= Jesus Rojas =

Nicaraguan Jesuit (1950–1991)

Antonio Cardenal Caldera (15 June 1950 – 11 April 1991), also known by the nom de guerre Jesus Rojas (Red Jesus), was a Nicaraguan and a major leader of the FMLN (Farabundo Martí National Liberation Front) resistance movement in late-20th century El Salvador.

==Early life==
Born in Nicaragua to a prominent family, Cardenal was one of the ten children of Julio Cardenal and Indiana Caldera. His father's cousins included Ernesto Cardenal and his brother Fernando, both priests who adhered to liberation theology. Cardenal decided to pursue a career in the Jesuit seminary. After being sent to El Salvador as a priest, Cardenal was profoundly impacted by the anti-Jesuit violence he witnessed perpetrated by the Salvadoran government.
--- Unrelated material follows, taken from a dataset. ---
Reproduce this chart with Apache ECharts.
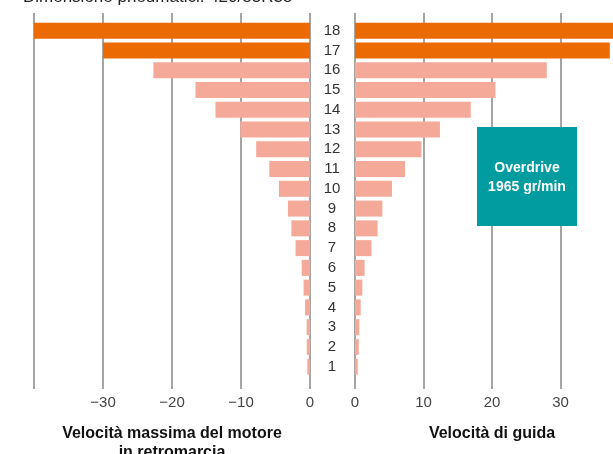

Due to these events, he went underground as a rebel leader of the FMLN movement, in which he led the FPL (Fuerzas Populares de Liberación) for several years. He was a major proponent of the peace talks with the government in the early 1990s, and worked towards a negotiated peace for both sides. On April 11, 1991, Cardenal was assassinated by a group of Army troops attempting to sabotage the peace process. However, the FMLN leadership decided to proceed with the talks at the expense of one of their commanders.